The whole issue of simultaneous deaths of spouses is one of the reasons to have a will. It’s common to put in a clause that the spouses only inherit from each other of the one spouse survives the other by 30 days or a similar period. If not, the will provides alternative dire action on how the estate is to be distributed, usually to children.

It’s something of both in the Netherlands: if you have both a child and a spouse, the spouse will de facto receive all of the inheritance, with the child receiving a claim on the spouse for his part which cannot be enforced until the remaining spouse is also dead. I do not know what the rule here is about spouses dying at the same time, however.

At the law firm I used to work at (US), if a married couple both had their wills drafted by us then we would include language stating which of the two would be considered to have predeceased the other in the event of a “simultaneous” death.

I actually went through a variant of one of these scenarios.

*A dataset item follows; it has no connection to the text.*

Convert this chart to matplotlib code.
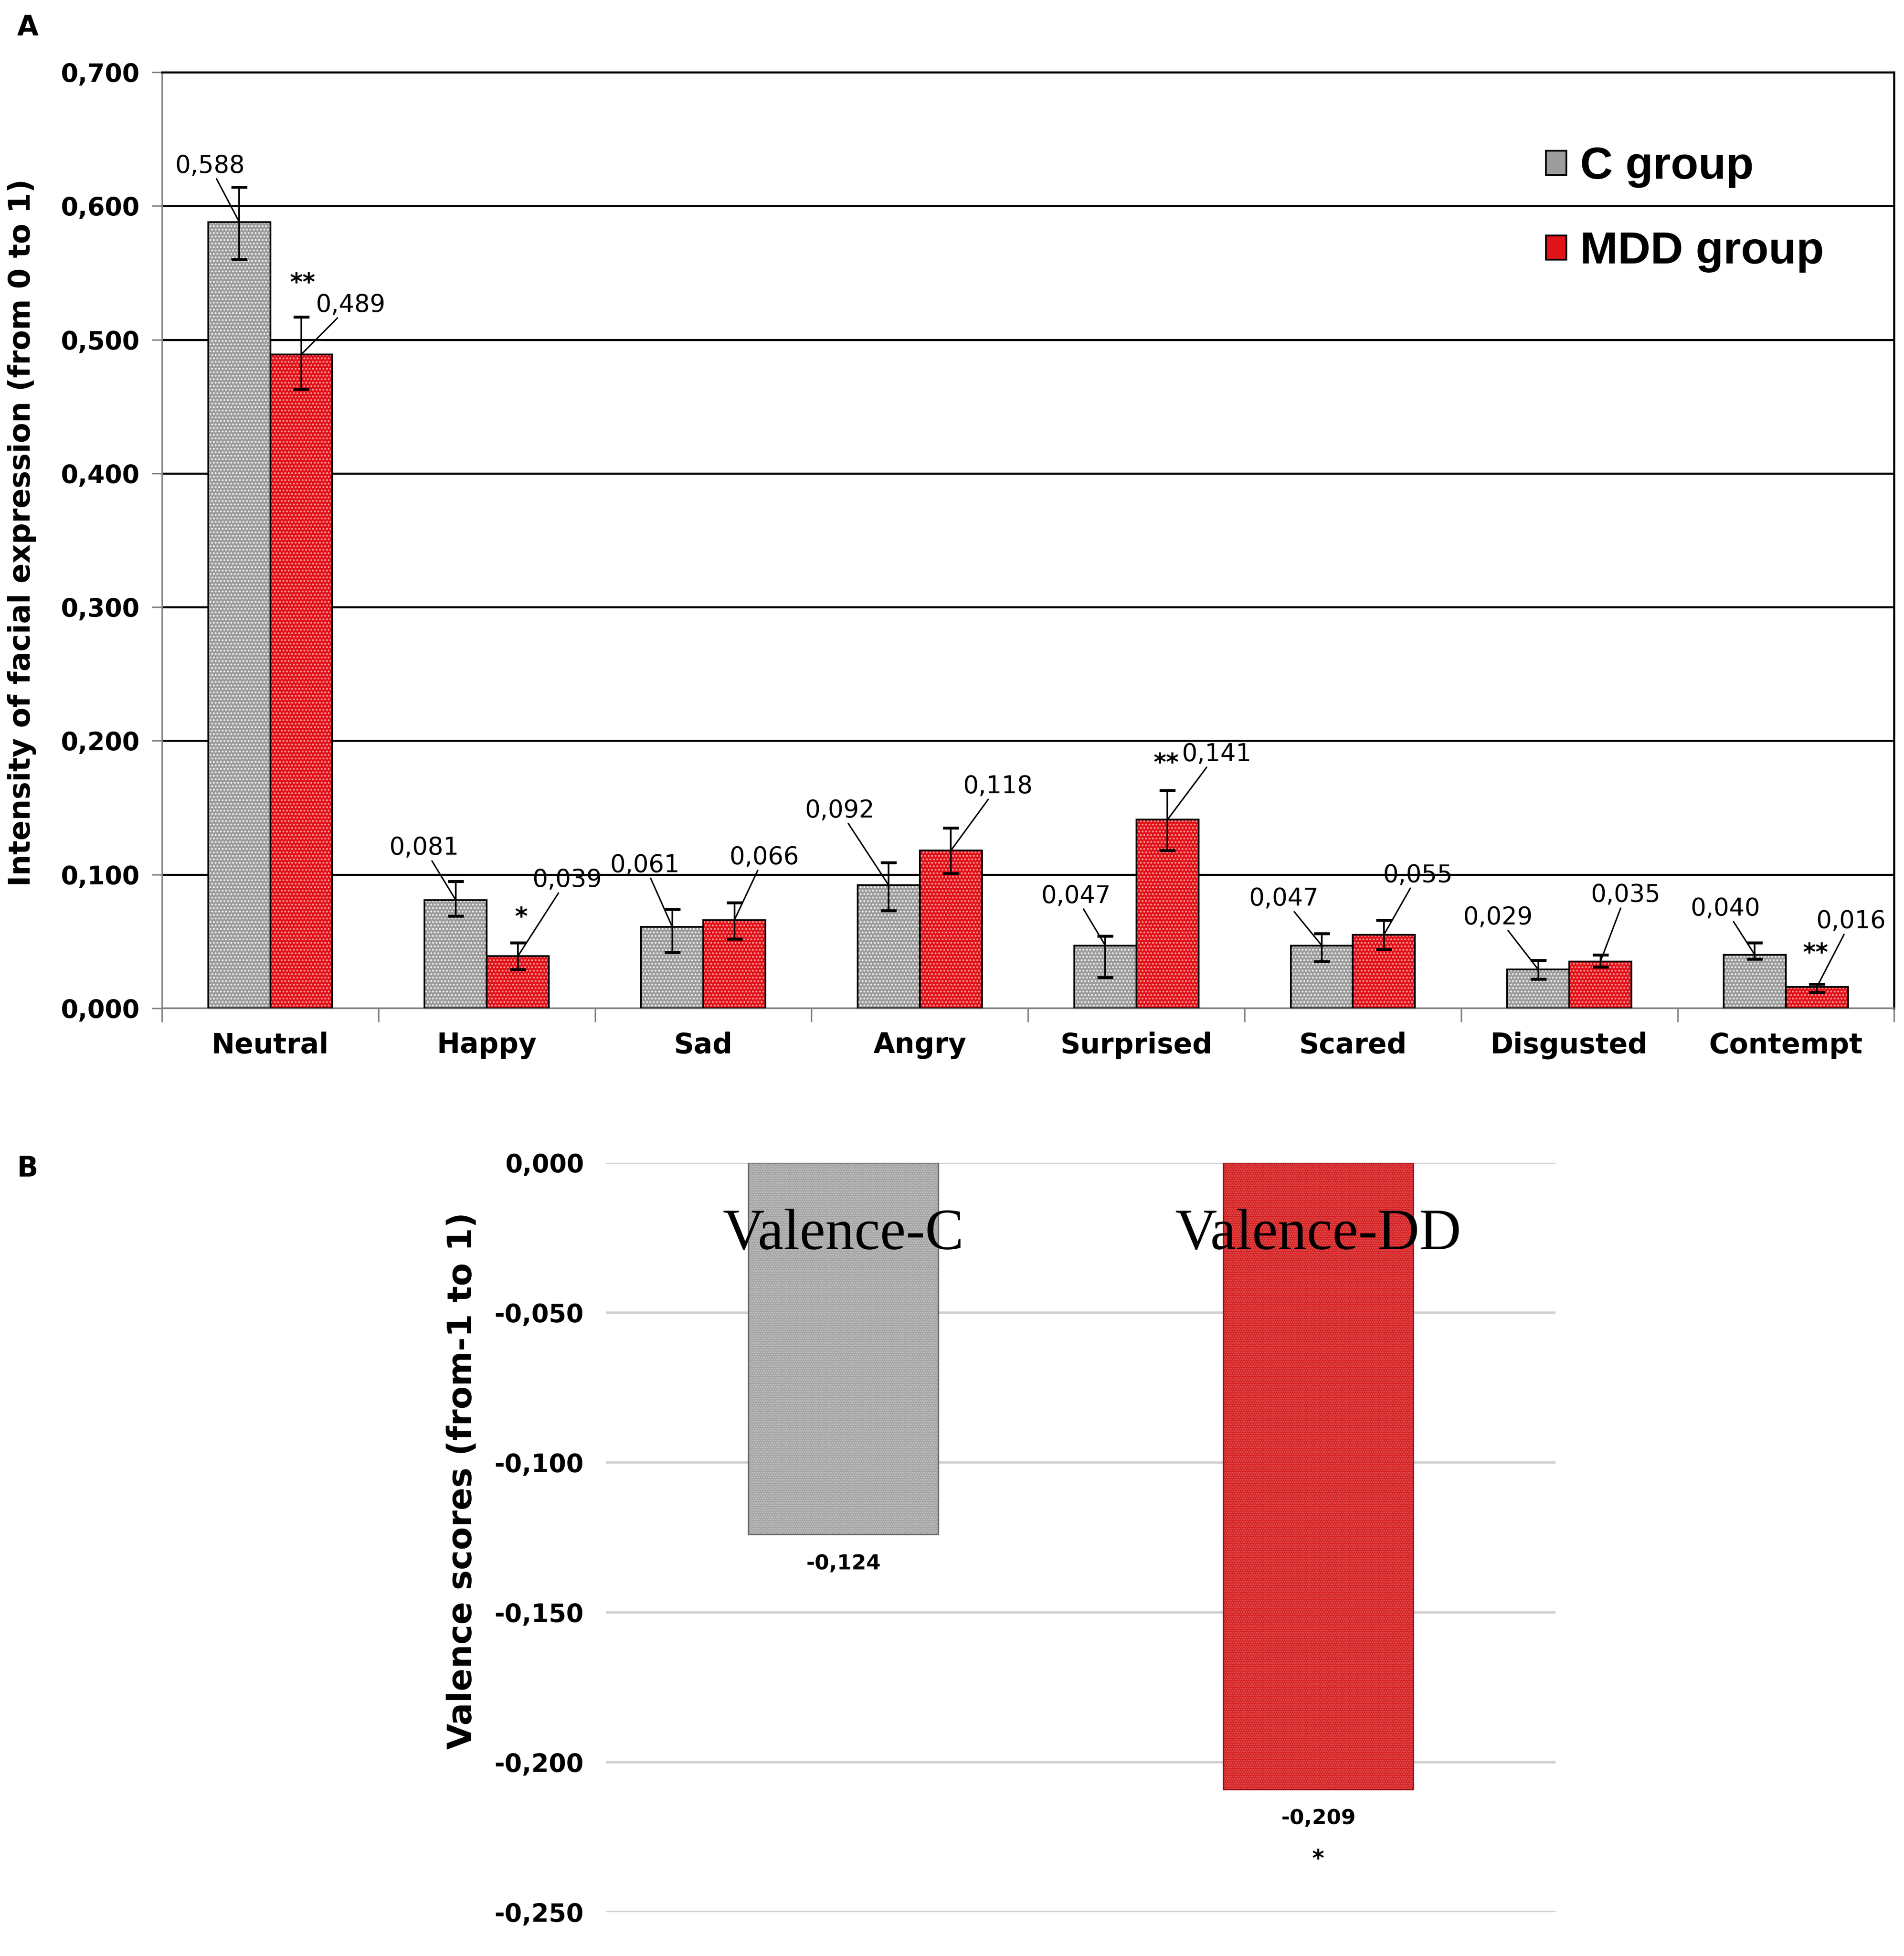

It was not a big hassle, but required me to acquire and submit to Probate 5 different death certificates.

My maternal grandparents and unmarried aunt bought two adjoining properties. My mother was the other sister of 2.

In order, my grandfather, grandmother, mother, father, and aunt died, over several years. Some of the estates were never probated, or done incorrectly.

So I had to submit all five death certificates along with a flowchart showing regardless of who willed what to whom and when, I was sole heir, in order to settle my aunt’s estate and sell the property, which was not wanted.

:smack:

This is the case I was thinking of: Carefully select the beneficiaries of your Will - MST Lawyers

That was an Australian case, in the U.S. it would fall under the Simultaneous Death Act. States may have different versions of the UNIFORM Model/Act.

The Uniform Law Commission has the original SDA adopted in all 50 states, with the only distinctions being that some states adopted the 120-hour rule and some did not. So in Florida, for example, there must be no evidence that either party survived the other, whereas in most states a person who lingers in hospital for a few hours falls under the SDA.